When these things happen we often want to blame God, and yet if we are honest, we must take responsibility for not staying true to the Word. These situations with false prophets have nothing to do with God. The real issue is what is going on in our own lives to make us fall for get-rich-quick schemes. Why are we so driven by greed? If we would choose instead to love and trust God, demanding nothing in return, no one would ever be able to defraud us.
That brings up the subject of contentment. It is probably true that our culture struggles more than any other when it comes to being content with less than the best. Compared to most others in the world, we (Americans) do have the best. Some may say, “So why not always expect the best to make us content?” Yet where in Scripture are we ever promised these things? Jesus never said we would all be rich. In fact, he often taught that money could be a stumbling block, a temptation, and a snare. He said, “No servant can serve two masters. Either he will hate the one and love the other, or he will be devoted to the one and despise the other. You cannot serve both God and Money” (Luke 16:13). We will never be content unless we love God first and have a heart to use what we already have to promote the gospel of Christ. If we have that kind of heart, we cannot be fleeced and defrauded. If we have hidden God’s Word in our hearts and have pressed in to that secret place, we will know his plans for us, and not some false prophet’s plans for us.
Many in our day are peddling the Word of God for profit and making it say things God never intended (2 Cor. 2:17), especially when it comes to giving and what is called a “first fruits offering.” This is a repulsive scam that sounds so selfless but actually swindles the naive every time. According to the first letter to the Corinthians and in the book of Acts, our first fruits offering is not money but Jesus (1 Cor. 15:20; Acts 26:23). In the Old Testament, the first fruit offering was given during the Passover, to consecrate future harvests. All offerings were a type and shadow of Christ.
When Jesus died- -he was offered up–it was during Passover, which consecrated and pointed to a coming harvest of souls into the kingdom of God. But today, the false teachers run the scam by saying that if we give our best and largest gift first; we will have more than enough. They are so persuasive in this claim that they leave their people struggling to pay their bills, while the leader enjoys the fruits of their labors, often in the lap of luxury.

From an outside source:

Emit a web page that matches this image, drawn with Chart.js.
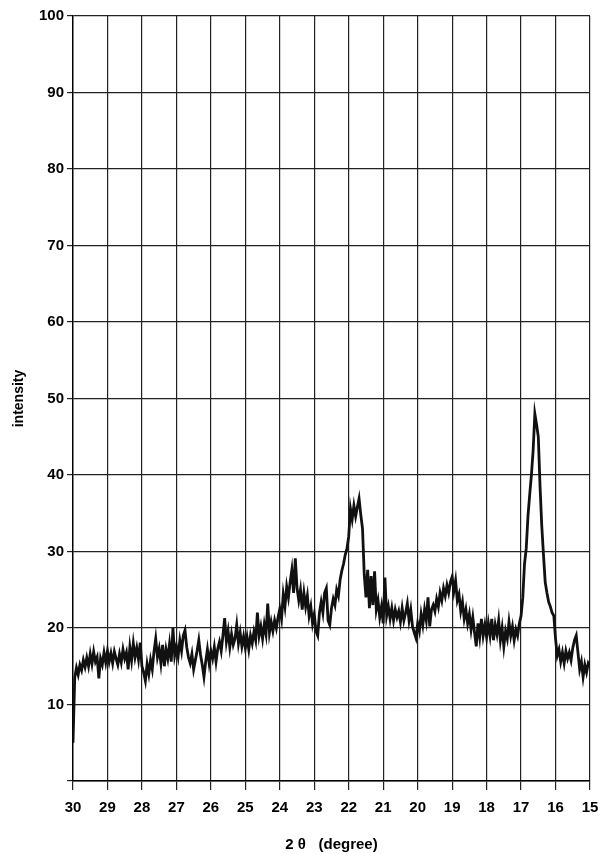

I often wonder how they can look themselves in the mirror knowing they are victimizing their friends, and brothers and sisters in Christ. But in their warped minds, they think they deserve it, though they did no legitimate work to earn it. As Solomon said, “Food gained by fraud tastes sweet to a man, but he ends up with a mouth full of gravel” (Prov. 20:17). And “Ill-gotten treasures are of no value, but righteousness delivers from death” (Prov. 10:2).
It must break God’s heart to see these things happen so openly and so often in his church, because they are so far from his intent. Scripture says that such teachers will be punished most severely for taking advantage of the poor, widows, and the unwary (Luke 20:45-47).
False teachers conveniently tell their people that their lack of prosperity is due to a lack of faith. Blame-shifting is a huge red flag that should make us sit up and pay attention. In reality, the reason such prophecies do not come to pass is because God never spoke them in the first place.
After all, “Who can speak and have it happen if the Lord has not decreed it?” (Lam. 3:37). Be warned, God will never stand behind a promise he did not make. And while he may still bring us out of such teaching, it is wise to consider the loss of money as a very and unforgettable lesson.